TASK DETAILS:
Print word for word the first line of the listing below and every line after it, through the line with "const START_MONTH = 7;". Leave out the pictures and the rest.

DATASET SECTION:
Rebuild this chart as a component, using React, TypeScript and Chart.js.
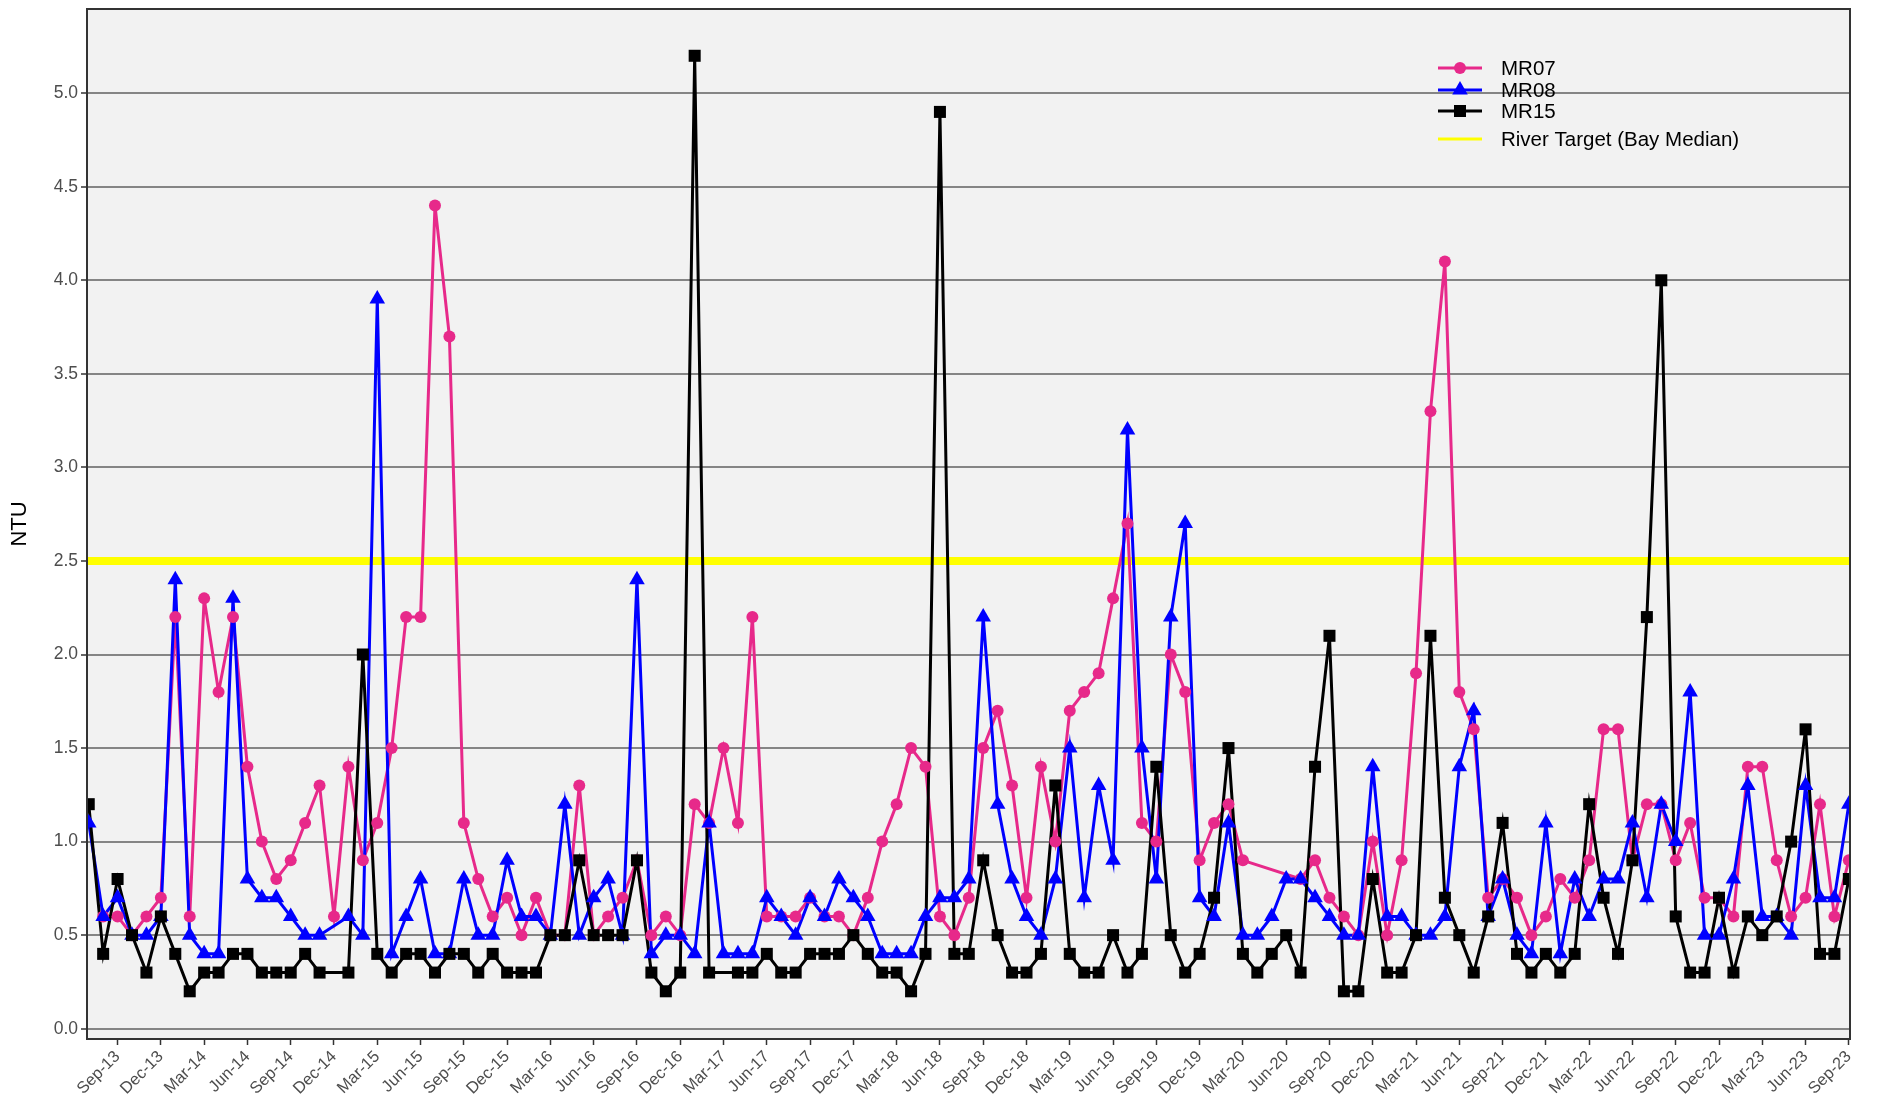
import React, { useEffect, useRef } from 'react';
import { Chart, registerables } from 'chart.js';

Chart.register(...registerables);

// Monthly samples, index 0 = Jul-2013 ... index 122 = Sep-2023
const START_YEAR = 2013;
const START_MONTH = 7;

const MR07: (number | null)[] = [
  null, 0.6, 0.6, 0.5, 0.6, 0.7, 2.2, 0.6, 2.3, 1.8, 2.2, 1.4,
  1.0, 0.8, 0.9, 1.1, 1.3, 0.6, 1.4, 0.9, 1.1, 1.5, 2.2, 2.2,
  4.4, 3.7, 1.1, 0.8, 0.6, 0.7, 0.5, 0.7, 0.5, 0.5, 1.3, 0.5,
  0.6, 0.7, 0.9, 0.5, 0.6, 0.5, 1.2, 1.1, 1.5, 1.1, 2.2, 0.6,
  0.6, 0.6, 0.7, 0.6, 0.6, 0.5, 0.7, 1.0, 1.2, 1.5, 1.4, 0.6,
  0.5, 0.7, 1.5, 1.7, 1.3, 0.7, 1.4, 1.0, 1.7, 1.8, 1.9, 2.3,
  2.7, 1.1, 1.0, 2.0, 1.8, 0.9, 1.1, 1.2, 0.9, null, null, null,
  0.8, 0.9, 0.7, 0.6, 0.5, 1.0, 0.5, 0.9, 1.9, 3.3, 4.1, 1.8,
  1.6, 0.7, 0.8, 0.7, 0.5, 0.6, 0.8, 0.7, 0.9, 1.6, 1.6, 0.9,
  1.2, 1.2, 0.9, 1.1, 0.7, 0.7, 0.6, 1.4, 1.4, 0.9, 0.6, 0.7,
  1.2, 0.6, 0.9,
];

const MR08: (number | null)[] = [
  1.1, 0.6, 0.7, 0.5, 0.5, 0.6, 2.4, 0.5, 0.4, 0.4, 2.3, 0.8,
  0.7, 0.7, 0.6, 0.5, 0.5, null, 0.6, 0.5, 3.9, 0.4, 0.6, 0.8,
  0.4, 0.4, 0.8, 0.5, 0.5, 0.9, 0.6, 0.6, 0.5, 1.2, 0.5, 0.7,
  0.8, 0.5, 2.4, 0.4, 0.5, 0.5, 0.4, 1.1, 0.4, 0.4, 0.4, 0.7,
  0.6, 0.5, 0.7, 0.6, 0.8, 0.7, 0.6, 0.4, 0.4, 0.4, 0.6, 0.7,
  0.7, 0.8, 2.2, 1.2, 0.8, 0.6, 0.5, 0.8, 1.5, 0.7, 1.3, 0.9,
  3.2, 1.5, 0.8, 2.2, 2.7, 0.7, 0.6, 1.1, 0.5, 0.5, 0.6, 0.8,
  0.8, 0.7, 0.6, 0.5, 0.5, 1.4, 0.6, 0.6, 0.5, 0.5, 0.6, 1.4,
  1.7, 0.6, 0.8, 0.5, 0.4, 1.1, 0.4, 0.8, 0.6, 0.8, 0.8, 1.1,
  0.7, 1.2, 1.0, 1.8, 0.5, 0.5, 0.8, 1.3, 0.6, 0.6, 0.5, 1.3,
  0.7, 0.7, 1.2,
];

const MR15: (number | null)[] = [
  1.2, 0.4, 0.8, 0.5, 0.3, 0.6, 0.4, 0.2, 0.3, 0.3, 0.4, 0.4,
  0.3, 0.3, 0.3, 0.4, 0.3, null, 0.3, 2.0, 0.4, 0.3, 0.4, 0.4,
  0.3, 0.4, 0.4, 0.3, 0.4, 0.3, 0.3, 0.3, 0.5, 0.5, 0.9, 0.5,
  0.5, 0.5, 0.9, 0.3, 0.2, 0.3, 5.2, 0.3, null, 0.3, 0.3, 0.4,
  0.3, 0.3, 0.4, 0.4, 0.4, 0.5, 0.4, 0.3, 0.3, 0.2, 0.4, 4.9,
  0.4, 0.4, 0.9, 0.5, 0.3, 0.3, 0.4, 1.3, 0.4, 0.3, 0.3, 0.5,
  0.3, 0.4, 1.4, 0.5, 0.3, 0.4, 0.7, 1.5, 0.4, 0.3, 0.4, 0.5,
  0.3, 1.4, 2.1, 0.2, 0.2, 0.8, 0.3, 0.3, 0.5, 2.1, 0.7, 0.5,
  0.3, 0.6, 1.1, 0.4, 0.3, 0.4, 0.3, 0.4, 1.2, 0.7, 0.4, 0.9,
  2.2, 4.0, 0.6, 0.3, 0.3, 0.7, 0.3, 0.6, 0.5, 0.6, 1.0, 1.6,
  0.4, 0.4, 0.8,
];

const TARGET = 2.5;

const TICK_LABELS = [
  'Sep-13', 'Dec-13', 'Mar-14', 'Jun-14', 'Sep-14', 'Dec-14', 'Mar-15', 'Jun-15',
  'Sep-15', 'Dec-15', 'Mar-16', 'Jun-16', 'Sep-16', 'Dec-16', 'Mar-17', 'Jun-17',
  'Sep-17', 'Dec-17', 'Mar-18', 'Jun-18', 'Sep-18', 'Dec-18', 'Mar-19', 'Jun-19',
  'Sep-19', 'Dec-19', 'Mar-20', 'Jun-20', 'Sep-20', 'Dec-20', 'Mar-21', 'Jun-21',
  'Sep-21', 'Dec-21', 'Mar-22', 'Jun-22', 'Sep-22', 'Dec-22', 'Mar-23', 'Jun-23',
  'Sep-23',
];

const Y_TICKS = [0, 0.5, 1.0, 1.5, 2.0, 2.5, 3.0, 3.5, 4.0, 4.5, 5.0];

const SERIES_NAMES = ['MR07', 'MR08', 'MR15'];
const SERIES_COLORS = ['#E7298A', '#0000FF', '#000000'];
const TARGET_NAME = 'River Target (Bay Median)';
const TARGET_COLOR = '#FFFF00';

const MONTH_ABBR = ['Jan', 'Feb', 'Mar', 'Apr', 'May', 'Jun', 'Jul', 'Aug', 'Sep', 'Oct', 'Nov', 'Dec'];

function monthIndex(label: string): number {
  const [m, yy] = label.split('-');
  const year = 2000 + Number(yy);
  return (year - START_YEAR) * 12 + MONTH_ABBR.indexOf(m) + 1 - START_MONTH;
}

const X_MIN = -0.12;
const X_MAX = 122.08;
const Y_MIN = -0.055;
const Y_MAX = 5.45;

const FONT = '"Liberation Sans", Arial, Helvetica, sans-serif';

const R_CIRCLE = 6;
const R_TRIANGLE = 9;
const R_RECT = 8.5;

function toPoints(arr: (number | null)[]) {
  return arr.map((v, i) => ({ x: i, y: v }));
}

function drawMarker(ctx: CanvasRenderingContext2D, style: string, x: number, y: number, color: string) {
  ctx.fillStyle = color;
  ctx.beginPath();
  if (style === 'circle') {
    ctx.arc(x, y, R_CIRCLE, 0, Math.PI * 2);
  } else if (style === 'triangle') {
    const r = R_TRIANGLE;
    ctx.moveTo(x, y - r);
    ctx.lineTo(x + r * Math.sin((2 * Math.PI) / 3), y - r * Math.cos((2 * Math.PI) / 3));
    ctx.lineTo(x + r * Math.sin((4 * Math.PI) / 3), y - r * Math.cos((4 * Math.PI) / 3));
    ctx.closePath();
  } else {
    const h = R_RECT * Math.SQRT1_2;
    ctx.rect(x - h, y - h, 2 * h, 2 * h);
  }
  ctx.fill();
}

const panelPlugin = {
  id: 'panelPlugin',
  beforeDraw(chart: any) {
    const { ctx, chartArea, width, height } = chart;
    ctx.save();
    ctx.fillStyle = '#FFFFFF';
    ctx.fillRect(0, 0, width, height);
    ctx.fillStyle = '#F2F2F2';
    ctx.fillRect(chartArea.left, chartArea.top, chartArea.right - chartArea.left, chartArea.bottom - chartArea.top);
    ctx.restore();
  },
  afterDraw(chart: any) {
    const { ctx, chartArea } = chart;
    ctx.save();
    ctx.strokeStyle = '#333333';
    ctx.lineWidth = 2;
    ctx.strokeRect(chartArea.left, chartArea.top, chartArea.right - chartArea.left, chartArea.bottom - chartArea.top);

    // legend (inside panel, top right, transparent background)
    const styles = ['circle', 'triangle', 'rect'];
    const rowsY = [68, 90, 111];
    const keyL = 1438;
    const keyR = 1482;
    const textX = 1501;
    ctx.font = `20.5px ${FONT}`;
    ctx.textBaseline = 'middle';
    ctx.textAlign = 'left';
    SERIES_NAMES.forEach((name, i) => {
      const y = rowsY[i];
      ctx.strokeStyle = SERIES_COLORS[i];
      ctx.lineWidth = 3;
      ctx.beginPath();
      ctx.moveTo(keyL, y);
      ctx.lineTo(keyR, y);
      ctx.stroke();
      drawMarker(ctx, styles[i], (keyL + keyR) / 2, y, SERIES_COLORS[i]);
      ctx.fillStyle = '#000000';
      ctx.fillText(name, textX, y + 1);
    });
    const ty = 139;
    ctx.strokeStyle = TARGET_COLOR;
    ctx.lineWidth = 3;
    ctx.beginPath();
    ctx.moveTo(keyL, ty);
    ctx.lineTo(keyR, ty);
    ctx.stroke();
    ctx.fillStyle = '#000000';
    ctx.fillText(TARGET_NAME, textX, ty + 1);
    ctx.restore();
  },
};

export default function App() {
  const canvasRef = useRef<HTMLCanvasElement | null>(null);

  useEffect(() => {
    const canvas = canvasRef.current;
    if (!canvas) return;

    const lineDs = (i: number, arr: (number | null)[]) => ({
      label: SERIES_NAMES[i] + ' line',
      data: toPoints(arr),
      borderColor: SERIES_COLORS[i],
      backgroundColor: SERIES_COLORS[i],
      borderWidth: 3,
      pointRadius: 0,
      spanGaps: true,
      tension: 0,
      fill: false,
    });
    const pointDs = (i: number, arr: (number | null)[], style: string, radius: number) => ({
      label: SERIES_NAMES[i],
      data: toPoints(arr),
      showLine: false,
      pointStyle: style,
      pointRadius: radius,
      pointBackgroundColor: SERIES_COLORS[i],
      pointBorderColor: SERIES_COLORS[i],
      pointBorderWidth: 0,
      borderColor: SERIES_COLORS[i],
      backgroundColor: SERIES_COLORS[i],
    });

    const chart = new Chart(canvas, {
      type: 'line',
      data: {
        datasets: [
          // first = drawn on top
          pointDs(2, MR15, 'rect', R_RECT) as any,
          pointDs(1, MR08, 'triangle', R_TRIANGLE) as any,
          pointDs(0, MR07, 'circle', R_CIRCLE) as any,
          lineDs(2, MR15) as any,
          lineDs(1, MR08) as any,
          lineDs(0, MR07) as any,
          {
            label: TARGET_NAME,
            data: [
              { x: X_MIN, y: TARGET },
              { x: X_MAX, y: TARGET },
            ],
            borderColor: TARGET_COLOR,
            backgroundColor: TARGET_COLOR,
            borderWidth: 8,
            pointRadius: 0,
            fill: false,
          } as any,
        ],
      },
      options: {
        responsive: false,
        animation: false,
        layout: { padding: { left: 0, top: 4, right: 29, bottom: 0 } },
        plugins: {
          legend: { display: false },
          tooltip: { enabled: false },
          title: { display: false },
        },
        scales: {
          x: {
            type: 'linear',
            min: X_MIN,
            max: X_MAX,
            afterBuildTicks: (scale: any) => {
              scale.ticks = TICK_LABELS.map((l) => ({ value: monthIndex(l) }));
            },
            afterFit: (scale: any) => {
              scale.height = 78;
              scale.paddingLeft = 0;
              scale.paddingRight = 0;
            },
            ticks: {
              autoSkip: false,
              maxRotation: 45,
              minRotation: 45,
              padding: 2,
              color: '#4D4D4D',
              font: { family: FONT, size: 16.5 },
              callback: (_v: any, i: number) => TICK_LABELS[i],
            },
            grid: {
              drawOnChartArea: false,
              drawTicks: true,
              tickLength: 6,
              tickColor: '#333333',
              tickWidth: 1.5,
            },
            border: { display: false },
          },
          y: {
            type: 'linear',
            min: Y_MIN,
            max: Y_MAX,
            afterBuildTicks: (scale: any) => {
              scale.ticks = Y_TICKS.map((v) => ({ value: v }));
            },
            afterFit: (scale: any) => {
              scale.width = 87;
              scale.paddingTop = 0;
              scale.paddingBottom = 0;
            },
            ticks: {
              padding: 3,
              color: '#4D4D4D',
              font: { family: FONT, size: 17.5 },
              callback: (v: any) => Number(v).toFixed(1),
            },
            grid: {
              color: '#858585',
              lineWidth: 2,
              drawTicks: true,
              tickLength: 6,
              tickColor: '#333333',
              tickWidth: 1.5,
            },
            border: { display: false },
            title: {
              display: true,
              text: 'NTU',
              color: '#000000',
              font: { family: FONT, size: 22 },
              padding: { top: 7, bottom: 0 },
            },
          },
        },
      } as any,
      plugins: [panelPlugin],
    });

    return () => {
      chart.destroy();
    };
  }, []);

  return (
    <div style={{ position: 'absolute', left: 0, top: 0, width: 1879, height: 1117, background: '#FFFFFF' }}>
      <canvas ref={canvasRef} width={1879} height={1117} style={{ display: 'block', width: 1879, height: 1117 }} />
    </div>
  );
}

OUTPUT OF THE TASK:
Rebuild this chart as a component, using React, TypeScript and Chart.js.
import React, { useEffect, useRef } from 'react';
import { Chart, registerables } from 'chart.js';

Chart.register(...registerables);

// Monthly samples, index 0 = Jul-2013 ... index 122 = Sep-2023
const START_YEAR = 2013;
const START_MONTH = 7;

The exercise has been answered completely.